## Instructions for the task
Starting with the first line of the listing, quote each line exactly until and including the one with "210, 225, 240, 258, 275, 290, 305, 320, 338, 352, 364]", leaving pictures out.

## Data lines
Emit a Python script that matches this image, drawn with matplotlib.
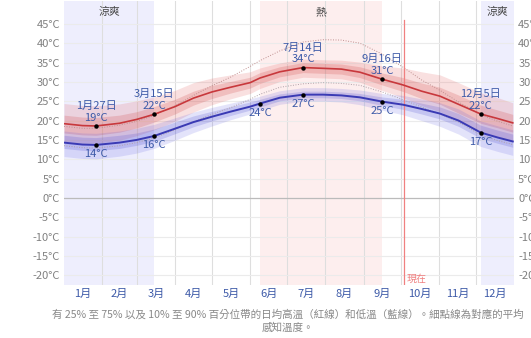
import matplotlib
matplotlib.use("Agg")
import matplotlib.pyplot as plt

plt.rcParams['font.family'] = ['Noto Sans CJK TC', 'DejaVu Sans']

# --- DATA ---
days = [0, 15, 26, 45, 59, 73, 90, 105, 120, 135, 151, 159, 175, 194,
        210, 225, 240, 258, 275, 290, 305, 320, 338, 352, 364]

high = [19.2, 18.7, 18.6, 19.3, 20.3, 21.6, 23.6, 25.8, 27.4, 28.6, 29.8, 31.0, 32.6,
        33.7, 33.5, 33.3, 32.5, 30.7, 29.2, 27.6, 26.3, 24.2, 21.7, 20.5, 19.4]
high_p90 = [24.4, 23.9, 23.8, 24.3, 25.1, 26.1, 27.8, 29.8, 31.0, 31.8, 32.6, 33.6, 34.9,
            35.9, 35.7, 35.6, 35.1, 34.1, 33.6, 32.6, 31.8, 29.8, 27.2, 25.9, 24.6]
high_p75 = [21.4, 20.9, 20.8, 21.4, 22.3, 23.6, 25.5, 27.6, 29.1, 30.1, 31.2, 32.4, 33.9,
            35.0, 34.8, 34.6, 33.9, 32.3, 31.1, 29.7, 28.6, 26.6, 24.0, 22.7, 21.6]
high_p25 = [16.8, 16.3, 16.2, 17.0, 18.1, 19.6, 21.7, 24.0, 25.7, 27.1, 28.4, 29.6, 31.3,
            32.4, 32.2, 32.0, 31.1, 29.2, 27.5, 25.7, 24.2, 21.9, 19.3, 18.1, 17.0]
high_p10 = [14.6, 14.1, 14.1, 14.9, 16.1, 17.6, 19.8, 22.2, 24.1, 25.6, 27.0, 28.3, 30.1,
            31.2, 31.0, 30.8, 29.9, 27.8, 25.9, 23.9, 22.3, 19.9, 17.2, 15.9, 14.8]

low = [14.3, 13.8, 13.7, 14.3, 15.0, 16.0, 17.9, 19.6, 21.0, 22.3, 23.6, 24.4, 25.9,
       26.7, 26.7, 26.5, 26.0, 24.9, 24.1, 23.0, 21.8, 20.0, 16.9, 15.6, 14.6]
low_p90 = [17.3, 16.8, 16.7, 17.3, 18.0, 19.0, 20.7, 22.2, 23.4, 24.5, 25.6, 26.3, 27.7,
           28.5, 28.5, 28.3, 27.9, 27.0, 26.5, 25.6, 24.6, 23.0, 19.9, 18.6, 17.6]
low_p75 = [16.2, 15.7, 15.6, 16.2, 16.8, 17.8, 19.6, 21.2, 22.4, 23.6, 24.8, 25.5, 26.9,
           27.6, 27.6, 27.4, 27.0, 26.1, 25.5, 24.5, 23.5, 21.8, 18.8, 17.5, 16.5]
low_p25 = [12.8, 12.3, 12.2, 12.8, 13.6, 14.6, 16.6, 18.4, 19.9, 21.3, 22.7, 23.5, 25.1,
           25.9, 25.9, 25.7, 25.1, 23.9, 22.9, 21.7, 20.4, 18.5, 15.4, 14.1, 13.1]
low_p10 = [10.7, 10.2, 10.1, 10.8, 11.6, 12.8, 14.9, 16.9, 18.6, 20.2, 21.7, 22.6, 24.2,
           25.0, 25.0, 24.8, 24.1, 22.7, 21.5, 20.0, 18.5, 16.5, 13.3, 12.0, 11.0]

# average perceived temperatures (dotted)
feels_high = [18.5, 18.0, 18.0, 18.8, 19.8, 21.3, 23.8, 26.5, 29.0, 31.2, 34.0, 35.5, 38.0,
              40.3, 40.9, 40.8, 40.0, 37.2, 33.8, 30.5, 27.8, 24.8, 21.5, 19.8, 18.6]
feels_low = [13.5, 13.0, 12.9, 13.5, 14.3, 15.5, 17.6, 19.7, 21.6, 23.3, 25.5, 26.8, 28.6,
             29.5, 29.8, 29.6, 29.1, 27.4, 25.4, 23.5, 21.7, 19.6, 16.3, 14.8, 13.8]

month_starts = [0, 31, 59, 90, 120, 151, 181, 212, 243, 273, 304, 334, 365]
month_labels = ['1月', '2月', '3月', '4月', '5月', '6月', '7月', '8月', '9月', '10月', '11月', '12月']

cool_seasons = [(0, 73), (338, 365)]
hot_season = (159, 258)
today = 276

# marked points: index into days, with the date text for the highs
high_marks = [(2, '1月27日'), (5, '3月15日'), (13, '7月14日'), (17, '9月16日'), (22, '12月5日')]
low_marks = [2, 5, 11, 13, 17, 22]

# --- PLOT ---
fig = plt.figure(figsize=(5.31, 3.38), dpi=100)
ax = fig.add_axes([64 / 531, 53 / 338, 450 / 531, 284 / 338])

ax.set_xlim(0, 365)
ax.set_ylim(-22.5, 50.9)

for a, b in cool_seasons:
    ax.axvspan(a, b, color='#eeeefd', zorder=0, lw=0)
    ax.text((a + b) / 2, 48.0, '涼爽', ha='center', va='center', fontsize=7.8, color='#444444')
ax.axvspan(*hot_season, color='#fdeeee', zorder=0, lw=0)
ax.text(sum(hot_season) / 2, 48.0, '熱', ha='center', va='center', fontsize=7.8, color='#444444')

# grid
for d in month_starts[1:-1]:
    ax.axvline(d, color='#dedede', lw=0.8, zorder=1)
for t in range(-20, 50, 5):
    ax.axhline(t, color='#bbbbbb' if t == 0 else '#ebebeb', lw=0.9 if t == 0 else 0.8, zorder=1)

# percentile bands
ax.fill_between(days, high_p10, high_p90, color='#e04848', alpha=0.17, lw=0, zorder=2)
ax.fill_between(days, high_p25, high_p75, color='#d04848', alpha=0.22, lw=0, zorder=2)
ax.fill_between(days, low_p10, low_p90, color='#4848e0', alpha=0.15, lw=0, zorder=2)
ax.fill_between(days, low_p25, low_p75, color='#4848d0', alpha=0.2, lw=0, zorder=2)

ax.plot(days, feels_high, color='#c09090', lw=0.7, ls=(0, (1, 1.6)), zorder=3)
ax.plot(days, feels_low, color='#b0a0a8', lw=0.7, ls=(0, (1, 1.6)), zorder=3)

ax.plot(days, high, color='#c8383c', lw=1.2, zorder=4)
ax.plot(days, low, color='#3a3ab4', lw=1.4, zorder=4)

# today
ax.plot([today, today], [-22.5, 46], color='#f08080', lw=0.9, zorder=3)
ax.text(today + 2, -20.8, '現在', fontsize=7.2, color='#f08080', ha='left', va='center')

label_color = '#3d5aa8'
for i, name in high_marks:
    ax.plot(days[i], high[i], 'o', color='black', ms=2.2, zorder=5)
    ax.annotate(f'{name}\n{high[i]:.0f}°C', (days[i], high[i]), xytext=(0, 2.5),
                textcoords='offset points', ha='center', va='bottom', fontsize=8,
                color=label_color, linespacing=1.2, zorder=6)
for i in low_marks:
    ax.plot(days[i], low[i], 'o', color='black', ms=2.2, zorder=5)
    ax.annotate(f'{low[i]:.0f}°C', (days[i], low[i]), xytext=(0, -3),
                textcoords='offset points', ha='center', va='top', fontsize=8,
                color=label_color, zorder=6)

# axes decoration
ax.set_yticks(range(-20, 50, 5))
ax.set_yticklabels([f'{t}°C' for t in range(-20, 50, 5)])
ax.tick_params(axis='y', length=0, labelsize=8, labelcolor='#808080', pad=3,
               labelleft=True, labelright=True)
mids = [(month_starts[k] + month_starts[k + 1]) / 2 for k in range(12)]
ax.set_xticks(mids)
ax.set_xticklabels(month_labels)
ax.tick_params(axis='x', length=0, labelsize=8, labelcolor='#3d5aa8', pad=3)
for s in ax.spines.values():
    s.set_visible(False)

fig.text(52 / 531, 1 - 314 / 338,
         '有 25% 至 75% 以及 10% 至 90% 百分位帶的日均高溫（紅線）和低溫（藍線）。細點線為對應的平均',
         fontsize=7.6, color='#888888', style='italic', ha='left', va='center')
fig.text(288 / 531, 1 - 328 / 338, '感知溫度。', fontsize=7.6, color='#888888',
         style='italic', ha='center', va='center')

fig.savefig('out.png', dpi=100)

## Task output
Emit a Python script that matches this image, drawn with matplotlib.
import matplotlib
matplotlib.use("Agg")
import matplotlib.pyplot as plt

plt.rcParams['font.family'] = ['Noto Sans CJK TC', 'DejaVu Sans']

# --- DATA ---
days = [0, 15, 26, 45, 59, 73, 90, 105, 120, 135, 151, 159, 175, 194,
        210, 225, 240, 258, 275, 290, 305, 320, 338, 352, 364]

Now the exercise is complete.